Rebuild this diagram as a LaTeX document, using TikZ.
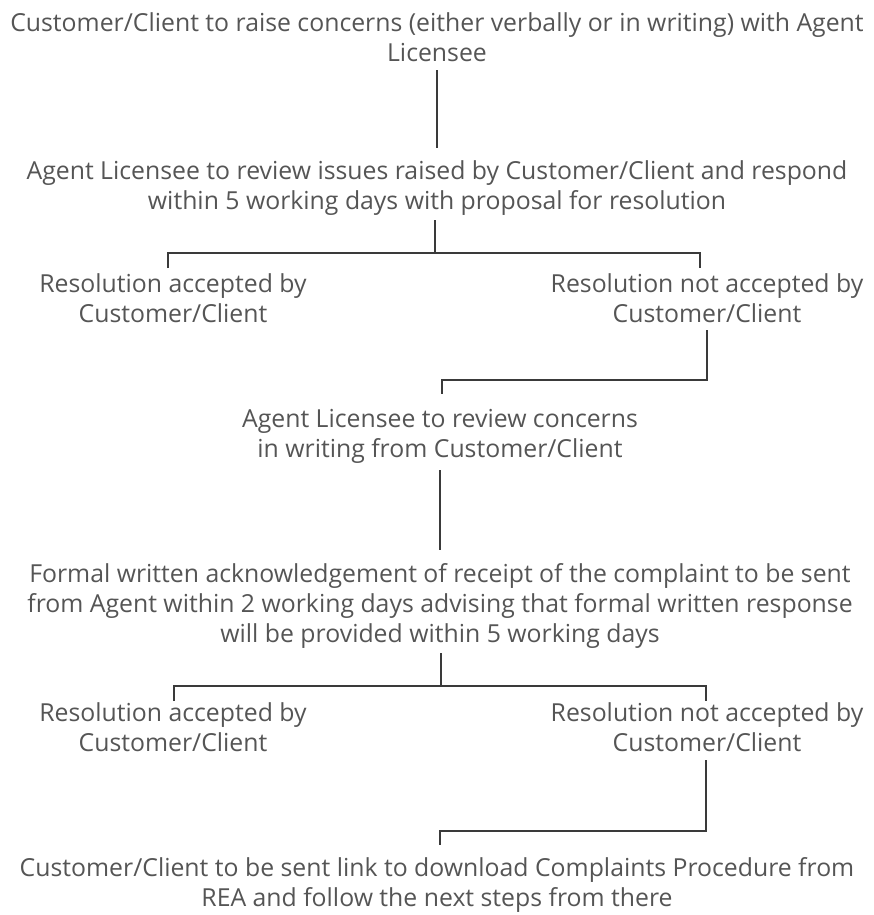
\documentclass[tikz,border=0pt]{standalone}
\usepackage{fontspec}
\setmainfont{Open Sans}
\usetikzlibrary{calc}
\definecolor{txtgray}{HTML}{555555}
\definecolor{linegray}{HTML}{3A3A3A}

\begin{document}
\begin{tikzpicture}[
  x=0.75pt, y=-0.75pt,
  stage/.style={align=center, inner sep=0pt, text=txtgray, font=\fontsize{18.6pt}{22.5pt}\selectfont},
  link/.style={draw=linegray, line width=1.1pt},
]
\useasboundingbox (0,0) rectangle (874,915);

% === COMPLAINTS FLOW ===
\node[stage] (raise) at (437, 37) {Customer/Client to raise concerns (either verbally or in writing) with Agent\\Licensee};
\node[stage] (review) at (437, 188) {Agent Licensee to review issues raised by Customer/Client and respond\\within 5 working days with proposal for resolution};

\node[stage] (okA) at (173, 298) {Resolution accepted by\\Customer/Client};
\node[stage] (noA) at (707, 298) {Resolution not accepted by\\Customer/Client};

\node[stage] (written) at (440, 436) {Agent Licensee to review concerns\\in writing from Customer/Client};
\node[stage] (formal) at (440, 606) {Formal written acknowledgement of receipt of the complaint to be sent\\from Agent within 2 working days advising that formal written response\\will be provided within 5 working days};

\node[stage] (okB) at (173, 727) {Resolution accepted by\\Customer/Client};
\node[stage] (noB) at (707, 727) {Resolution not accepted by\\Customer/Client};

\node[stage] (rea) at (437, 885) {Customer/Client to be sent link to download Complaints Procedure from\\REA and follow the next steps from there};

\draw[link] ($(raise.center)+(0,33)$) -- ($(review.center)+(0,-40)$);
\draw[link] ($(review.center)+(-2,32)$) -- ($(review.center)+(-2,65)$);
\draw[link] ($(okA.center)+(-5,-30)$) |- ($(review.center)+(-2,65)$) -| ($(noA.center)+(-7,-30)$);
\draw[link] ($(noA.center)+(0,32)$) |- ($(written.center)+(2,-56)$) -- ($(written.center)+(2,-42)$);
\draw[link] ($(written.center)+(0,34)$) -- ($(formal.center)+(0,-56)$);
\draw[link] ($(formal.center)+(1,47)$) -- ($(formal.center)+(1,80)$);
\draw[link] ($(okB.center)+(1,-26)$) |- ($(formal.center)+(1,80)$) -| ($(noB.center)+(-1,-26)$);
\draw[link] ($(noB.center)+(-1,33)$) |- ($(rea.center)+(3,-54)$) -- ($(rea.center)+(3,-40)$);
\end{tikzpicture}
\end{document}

####################

→ **What you have to do**:
Reproduce every line exactly and omit all pictures.

→ **Exercise response**:
Rebuild this diagram as a LaTeX document, using TikZ.
\documentclass[tikz,border=0pt]{standalone}
\usepackage{fontspec}
\setmainfont{Open Sans}
\usetikzlibrary{calc}
\definecolor{txtgray}{HTML}{555555}
\definecolor{linegray}{HTML}{3A3A3A}

\begin{document}
\begin{tikzpicture}[
  x=0.75pt, y=-0.75pt,
  stage/.style={align=center, inner sep=0pt, text=txtgray, font=\fontsize{18.6pt}{22.5pt}\selectfont},
  link/.style={draw=linegray, line width=1.1pt},
]
\useasboundingbox (0,0) rectangle (874,915);

% === COMPLAINTS FLOW ===
\node[stage] (raise) at (437, 37) {Customer/Client to raise concerns (either verbally or in writing) with Agent\\Licensee};
\node[stage] (review) at (437, 188) {Agent Licensee to review issues raised by Customer/Client and respond\\within 5 working days with proposal for resolution};

\node[stage] (okA) at (173, 298) {Resolution accepted by\\Customer/Client};
\node[stage] (noA) at (707, 298) {Resolution not accepted by\\Customer/Client};

\node[stage] (written) at (440, 436) {Agent Licensee to review concerns\\in writing from Customer/Client};
\node[stage] (formal) at (440, 606) {Formal written acknowledgement of receipt of the complaint to be sent\\from Agent within 2 working days advising that formal written response\\will be provided within 5 working days};

\node[stage] (okB) at (173, 727) {Resolution accepted by\\Customer/Client};
\node[stage] (noB) at (707, 727) {Resolution not accepted by\\Customer/Client};

\node[stage] (rea) at (437, 885) {Customer/Client to be sent link to download Complaints Procedure from\\REA and follow the next steps from there};

\draw[link] ($(raise.center)+(0,33)$) -- ($(review.center)+(0,-40)$);
\draw[link] ($(review.center)+(-2,32)$) -- ($(review.center)+(-2,65)$);
\draw[link] ($(okA.center)+(-5,-30)$) |- ($(review.center)+(-2,65)$) -| ($(noA.center)+(-7,-30)$);
\draw[link] ($(noA.center)+(0,32)$) |- ($(written.center)+(2,-56)$) -- ($(written.center)+(2,-42)$);
\draw[link] ($(written.center)+(0,34)$) -- ($(formal.center)+(0,-56)$);
\draw[link] ($(formal.center)+(1,47)$) -- ($(formal.center)+(1,80)$);
\draw[link] ($(okB.center)+(1,-26)$) |- ($(formal.center)+(1,80)$) -| ($(noB.center)+(-1,-26)$);
\draw[link] ($(noB.center)+(-1,33)$) |- ($(rea.center)+(3,-54)$) -- ($(rea.center)+(3,-40)$);
\end{tikzpicture}
\end{document}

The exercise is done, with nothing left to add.